Vrijwel niemand van onze leiders wordt in zijn dagelijks leven geconfronteerd met de gevolgen van deze supranationale liefde. Ze ontvangen hun salaris uit de overheidskas en dan hoef je je niet al te erg te bekommeren over de vraag of je morgen nog de eindjes aan elkaar kan knopen. Ze wonen in de goede wijken, ze kunnen hun kinderen naar nette scholen sturen en rijden een met overheidsgeld gesponsorde elektrische auto. Mocht een leider eruit vliegen, dan is er nog een schitterend wachtgeldregeling of - zoals we recent weer hebben mogen lezen - een Algemene Bestuursdienst waar je je met behoud van salaris twee jaar kan oriënteren op de volgende stap.

Wanneer het volk begint te morren, wordt bij onze leidslieden niet het verantwoordelijkheidsgevoel voor de samenleving geactiveerd, maar hun slechte humeur. Men laat zich boos en denigrerend uit over 'de boze burger' (als het even kan: witte -), verwijt hem niet te beseffen hoe 'gaaf' ons land is, dat we op 'alle lijstjes' bovenin zitten en wat je al niet meer voor neerbuigends kunt bedenken. Koppen dicht dus en omdat te verzekeren is het raadgevend referendum (een waterdun democratisch instrumentje) afgeschaft. Burgers die uit nijd de politieke flanken kiezen, worden terstond getrakteerd op frames als 'bruin' en extreem-rechts en hun partijen (goed voor 20 tot 25% van de kiezers) worden geïsoleerd. Die boze burgers zitten ondertussen ook in hun eigen achterbannen, een ongemakkelijke waarheid die wel uit enquetes blijkt, maar door de bazen van de mainstream partijen liever onder de tafel wordt gehouden. Verontrustender is dat er onder de leidslieden stromingen opkomen die vanwege dit 'conservatieve' verzet menen dat de democratie niet in staat is globale problemen op te lossen. Ik noemde niet voor niets een man als prof. Rotmans, de oprichter van Urgenda en zich noemende ‘scientivist’, die dat openlijk zegt.

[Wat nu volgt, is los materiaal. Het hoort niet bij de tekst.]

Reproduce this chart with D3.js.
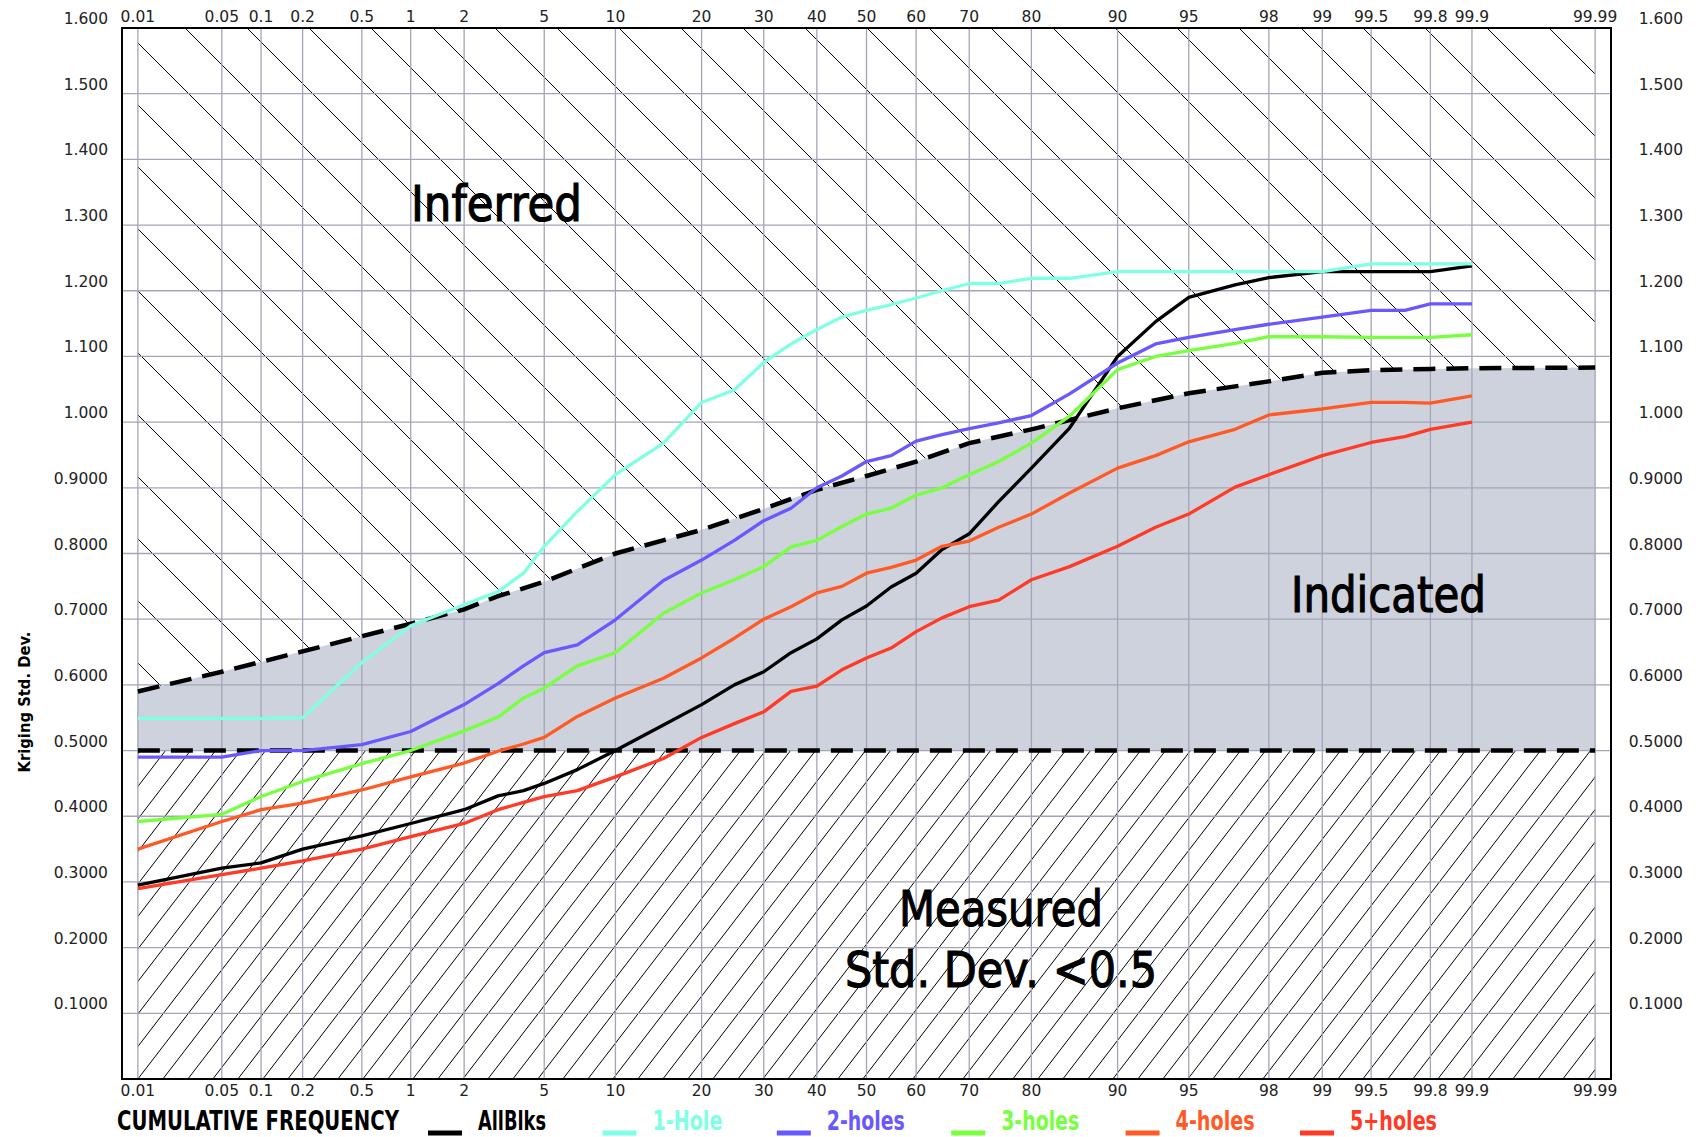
<!DOCTYPE html>
<html>
<head>
<meta charset="utf-8">
<script src="https://cdn.jsdelivr.net/npm/d3@7"></script>
<style>
  body { margin: 0; background: #fff; }
  text { font-family: "DejaVu Sans", Verdana, sans-serif; }
</style>
</head>
<body>
<svg id="chart" width="1699" height="1137"></svg>
<script>
// ---- data ----
var probTicks = [0.01, 0.05, 0.1, 0.2, 0.5, 1, 2, 5, 10, 20, 30, 40, 50, 60, 70, 80, 90, 95, 98, 99, 99.5, 99.8, 99.9, 99.99];
var stdTicks = [0.1, 0.2, 0.3, 0.4, 0.5, 0.6, 0.7, 0.8, 0.9, 1.0, 1.1, 1.2, 1.3, 1.4, 1.5, 1.6];

var cumFreq = [0.01, 0.05, 0.1, 0.2, 0.5, 1, 2, 3, 4, 5, 7, 10, 15, 20, 25, 30, 35, 40, 45, 50,
               55, 60, 65, 70, 75, 80, 85, 90, 93, 95, 97, 98, 99, 99.5, 99.7, 99.8, 99.9];

var allBlks = [0.295, 0.321, 0.329, 0.350, 0.370, 0.389, 0.410, 0.431, 0.439, 0.450, 0.471, 0.500, 0.539, 0.570, 0.600, 0.620, 0.649, 0.670, 0.699, 0.720,
               0.749, 0.770, 0.806, 0.830, 0.879, 0.930, 0.991, 1.100, 1.153, 1.190, 1.209, 1.220, 1.229, 1.229, 1.229, 1.229, 1.238];
var oneHole = [0.549, 0.549, 0.549, 0.550, 0.634, 0.690, 0.722, 0.742, 0.770, 0.811, 0.864, 0.920, 0.968, 1.030, 1.049, 1.091, 1.119, 1.141, 1.160, 1.170,
               1.179, 1.189, 1.200, 1.211, 1.211, 1.219, 1.219, 1.229, 1.229, 1.229, 1.229, 1.229, 1.229, 1.241, 1.241, 1.241, 1.241];
var twoHoles = [0.490, 0.490, 0.500, 0.500, 0.509, 0.529, 0.570, 0.602, 0.629, 0.649, 0.661, 0.699, 0.759, 0.790, 0.820, 0.850, 0.869, 0.900, 0.918, 0.940,
                0.949, 0.971, 0.981, 0.990, 0.999, 1.010, 1.043, 1.090, 1.119, 1.129, 1.141, 1.149, 1.160, 1.170, 1.170, 1.180, 1.180];
var threeHoles = [0.392, 0.403, 0.430, 0.453, 0.480, 0.500, 0.530, 0.551, 0.580, 0.595, 0.629, 0.649, 0.709, 0.740, 0.760, 0.780, 0.810, 0.820, 0.841, 0.860,
                  0.869, 0.889, 0.900, 0.920, 0.940, 0.968, 1.009, 1.080, 1.100, 1.109, 1.120, 1.130, 1.130, 1.129, 1.129, 1.129, 1.133];
var fourHoles = [0.350, 0.392, 0.410, 0.420, 0.440, 0.460, 0.481, 0.499, 0.510, 0.520, 0.552, 0.580, 0.610, 0.641, 0.671, 0.700, 0.719, 0.740, 0.750, 0.770,
                 0.779, 0.790, 0.811, 0.819, 0.840, 0.860, 0.892, 0.930, 0.949, 0.970, 0.989, 1.011, 1.020, 1.030, 1.030, 1.029, 1.040];
var fivePlusHoles = [0.290, 0.311, 0.321, 0.332, 0.350, 0.369, 0.389, 0.410, 0.421, 0.430, 0.439, 0.460, 0.488, 0.520, 0.541, 0.559, 0.590, 0.598, 0.623, 0.641,
                     0.656, 0.681, 0.702, 0.719, 0.729, 0.760, 0.780, 0.811, 0.840, 0.860, 0.901, 0.920, 0.949, 0.969, 0.978, 0.989, 1.000];

// upper (indicated / inferred) boundary, dashed
var boundFreq = [0.01, 0.05, 0.1, 0.2, 0.5, 1, 2, 3, 5, 10, 20, 30, 40, 50, 60, 70, 80, 90, 95, 98, 99, 99.5, 99.8, 99.9, 99.99];
var boundStd  = [0.590, 0.620, 0.635, 0.651, 0.674, 0.693, 0.715, 0.735, 0.757, 0.800, 0.836, 0.868, 0.897, 0.918, 0.940, 0.968, 0.989, 1.021, 1.044, 1.062, 1.075, 1.079, 1.081, 1.082, 1.083];
var measuredLimit = 0.5;

var seriesNames  = ["AllBlks", "1-Hole", "2-holes", "3-holes", "4-holes", "5+holes"];
var seriesValues = [allBlks, oneHole, twoHoles, threeHoles, fourHoles, fivePlusHoles];
var seriesColors = ["#000000", "#80ffe4", "#6a58ff", "#78ff40", "#ff5a26", "#ff3a26"];

// inverse normal cdf (Acklam) for the probability axis
function probit(p) {
    var a = [-39.69683028665376, 220.9460984245205, -275.9285104469687, 138.3577518672690, -30.66479806614716, 2.506628277459239];
    var b = [-54.47609879822406, 161.5858368580409, -155.6989798598866, 66.80131188771972, -13.28068155288572];
    var c = [-0.007784894002430293, -0.3223964580411365, -2.400758277161838, -2.549732539343734, 4.374664141464968, 2.938163982698783];
    var d = [0.007784695709041462, 0.3224671290700398, 2.445134137142996, 3.754408661907416];
    var pl = 0.02425, q, r;
    if (p < pl) {
        q = Math.sqrt(-2 * Math.log(p));
        return (((((c[0]*q+c[1])*q+c[2])*q+c[3])*q+c[4])*q+c[5]) / ((((d[0]*q+d[1])*q+d[2])*q+d[3])*q+1);
    }
    if (p > 1 - pl) {
        q = Math.sqrt(-2 * Math.log(1 - p));
        return -(((((c[0]*q+c[1])*q+c[2])*q+c[3])*q+c[4])*q+c[5]) / ((((d[0]*q+d[1])*q+d[2])*q+d[3])*q+1);
    }
    q = p - 0.5; r = q * q;
    return (((((a[0]*r+a[1])*r+a[2])*r+a[3])*r+a[4])*r+a[5])*q / (((((b[0]*r+b[1])*r+b[2])*r+b[3])*r+b[4])*r+1);
}

(function() {
    var plotL = 122, plotR = 1611, plotT = 28, plotB = 1079;
    var scaleZ = d3.scaleLinear().domain([-3.8, 3.8]).range([plotL, plotR]);
    var x = function(p) { return scaleZ(probit(p / 100)); };
    var y = d3.scaleLinear().domain([0, 1.6]).range([plotB, plotT]);

    var svg = d3.select('#chart');
    var xa = x(probTicks[0]), xb = x(probTicks[probTicks.length - 1]);

    var bound = boundFreq.map(function(f, i) { return [f, boundStd[i]]; });

    // gray "indicated" band
    svg.append('path')
        .datum(bound)
        .attr('fill', '#ced2dc')
        .attr('d', d3.area().x(function(d) { return x(d[0]); })
            .y0(y(measuredLimit)).y1(function(d) { return y(d[1]); }));

    // hatch clip regions
    var defs = svg.append('defs');
    defs.append('clipPath').attr('id', 'clipUp')
        .append('path').datum(bound)
        .attr('d', d3.area().x(function(d) { return x(d[0]); })
            .y0(y(1.6)).y1(function(d) { return y(d[1]); }));
    defs.append('clipPath').attr('id', 'clipDown')
        .append('rect').attr('x', xa).attr('y', y(measuredLimit))
        .attr('width', xb - xa).attr('height', y(0) - y(measuredLimit));

    // "\" hatch above the boundary
    var gUp = svg.append('g').attr('clip-path', 'url(#clipUp)')
        .attr('stroke', '#000').attr('stroke-width', 1);
    for (var cc = 29 - 62 * 30; cc < plotB; cc += 62) {
        gUp.append('line').attr('x1', plotL).attr('y1', plotL + cc)
            .attr('x2', plotR).attr('y2', plotR + cc);
    }
    // "/" hatch below 0.5
    var slope = 1.3, gap = 25;
    var gDown = svg.append('g').attr('clip-path', 'url(#clipDown)')
        .attr('stroke', '#000').attr('stroke-width', 1);
    for (var k = 0; k < 90; k++) {
        var x0 = xa - 300 + k * gap;
        gDown.append('line').attr('x1', x0).attr('y1', y(0))
            .attr('x2', x0 + (y(0) - y(measuredLimit)) / slope).attr('y2', y(measuredLimit));
    }

    // grid
    var grid = svg.append('g').attr('stroke', '#a4a4b8').attr('stroke-width', 1.3);
    grid.selectAll('.v').data(probTicks).enter().append('line')
        .attr('x1', x).attr('x2', x).attr('y1', plotT).attr('y2', plotB);
    grid.selectAll('.h').data(stdTicks).enter().append('line')
        .attr('x1', plotL).attr('x2', plotR).attr('y1', y).attr('y2', y);

    // frame
    svg.append('rect').attr('x', plotL).attr('y', plotT)
        .attr('width', plotR - plotL).attr('height', plotB - plotT)
        .attr('fill', 'none').attr('stroke', '#000').attr('stroke-width', 2);

    // dashed class limits
    svg.append('path').datum(bound)
        .attr('fill', 'none').attr('stroke', '#000').attr('stroke-width', 4.5)
        .attr('stroke-dasharray', '22,11')
        .attr('d', d3.line().x(function(d) { return x(d[0]); }).y(function(d) { return y(d[1]); }));
    svg.append('line')
        .attr('x1', xa).attr('x2', xb).attr('y1', y(measuredLimit)).attr('y2', y(measuredLimit))
        .attr('stroke', '#000').attr('stroke-width', 4.5).attr('stroke-dasharray', '22,11');

    // series lines
    var line = d3.line().x(function(d) { return x(d[0]); }).y(function(d) { return y(d[1]); });
    seriesValues.forEach(function(vals, i) {
        svg.append('path')
            .datum(cumFreq.map(function(f, j) { return [f, vals[j]]; }))
            .attr('fill', 'none').attr('stroke', seriesColors[i]).attr('stroke-width', 3.3)
            .attr('stroke-linejoin', 'round')
            .attr('d', line);
    });

    // axis labels
    var fmt = function(v) { return v >= 1 ? v.toFixed(3) : v.toFixed(4); };
    var lab = svg.append('g').attr('font-size', 15.5).attr('fill', '#222');
    lab.selectAll('.t').data(probTicks).enter().append('text')
        .attr('x', x).attr('y', 22).attr('text-anchor', 'middle').text(String);
    lab.selectAll('.b').data(probTicks).enter().append('text')
        .attr('x', x).attr('y', 1096).attr('text-anchor', 'middle').text(String);
    lab.selectAll('.l').data(stdTicks).enter().append('text')
        .attr('x', 108).attr('y', function(d) { return y(d) - 4; })
        .attr('text-anchor', 'end').text(fmt);
    lab.selectAll('.r').data(stdTicks).enter().append('text')
        .attr('x', 1683).attr('y', function(d) { return y(d) - 4; })
        .attr('text-anchor', 'end').text(fmt);

    svg.append('text')
        .attr('transform', 'translate(30,702) rotate(-90)')
        .attr('text-anchor', 'middle').attr('font-size', 15).attr('font-weight', 'bold')
        .attr('textLength', 141).attr('lengthAdjust', 'spacingAndGlyphs')
        .text('Kriging Std. Dev.');

    // region labels
    var big = svg.append('g').attr('font-size', 50)
        .style('font-family', '"DejaVu Sans Condensed", "DejaVu Sans", sans-serif')
        .attr('fill', '#000').attr('stroke', '#000').attr('stroke-width', 1.2);
    big.append('text').attr('x', 411).attr('y', 221)
        .attr('textLength', 171).attr('lengthAdjust', 'spacingAndGlyphs').text('Inferred');
    big.append('text').attr('x', 1291).attr('y', 612)
        .attr('textLength', 195).attr('lengthAdjust', 'spacingAndGlyphs').text('Indicated');
    big.append('text').attr('x', 899).attr('y', 926)
        .attr('textLength', 204).attr('lengthAdjust', 'spacingAndGlyphs').text('Measured');
    big.append('text').attr('x', 845).attr('y', 987)
        .attr('textLength', 312).attr('lengthAdjust', 'spacingAndGlyphs').text('Std. Dev. <0.5');

    // legend
    var leg = svg.append('g')
        .style('font-family', '"DejaVu Sans Condensed", "DejaVu Sans", sans-serif')
        .attr('font-weight', 'bold').attr('font-size', 26);
    leg.append('text').attr('x', 117).attr('y', 1130)
        .attr('textLength', 282).attr('lengthAdjust', 'spacingAndGlyphs').text('CUMULATIVE FREQUENCY');
    var legTextW = [68, 70, 78, 78, 79, 87];
    seriesNames.forEach(function(n, i) {
        var lx = 428 + i * 174.4;
        leg.append('line').attr('x1', lx).attr('x2', lx + 34).attr('y1', 1133).attr('y2', 1133)
            .attr('stroke', seriesColors[i]).attr('stroke-width', 5);
        leg.append('text').attr('x', lx + 50).attr('y', 1130).attr('fill', seriesColors[i])
            .attr('textLength', legTextW[i]).attr('lengthAdjust', 'spacingAndGlyphs').text(n);
    });
})();
</script>
</body>
</html>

Is dit het moraliteitsprobleem waarover jij spreekt? Zo ja, dan zijn we het eens. Dit stuitende gedrag weegt bij mij althans veel zwaarder dan dikdoenerij van een man als Zijlstra of de belangenverstrengeling van een Kamerlid dat ook een bedrijf heeft. Dat zijn 'klein krabbelaars', om een kwalificatie van premier Lubbers te gebruiken die trouwens zelf ook werd beschuldigd van belangenvermenging. Maar dat is echt wat anders dan politici die de eenheid van de EU zo belangrijk vinden dat ze liegen dat de miljardenlening aan Griekenland met rente zal worden terugbetaald. Of dat het verdrag van Marrakesh niet verbindend is waarna blijkt dat dit wel zo is. Dat is een gebrek aan moraliteit, niet uit ordinair eigen gewin, maar om een 'hoger belang'. Dat is je reinste manipulatie, volksverlakkerij. Dat verwijt ik onze politieke leiders die zelfs nog claimen dat er maatregelen moeten worden genomen tegen <em>fake news</em>!

Ik schreef dat de politieke en maatschappelijk top het volk beu is. Het pregnantste komt dat tot uitdrukking in de affaire rond de kinderopvangtoeslagen die nu speelt, maar die menigeen herkent als die denkt aan zijn contacten met de (lokale) overheid. In het beste geval ben je een hinderpaal bij de uitvoering van het beleid, vaak ben je gewoon de tegenstander van de overheid en dat zul je weten ook.

De door mij gesignaleerde ontkoppeling van leiders en volk heeft geleid tot verwaarlozing van onze samenleving en beschouw ik als een grote dreiging voor het welzijn van de mensen en de democratie.

Tot slot, er valt heel veel meer te zeggen, maar ik weet niet of onze hoofdredacteur, Willem Mastenbroek, dat op prijs zou stellen.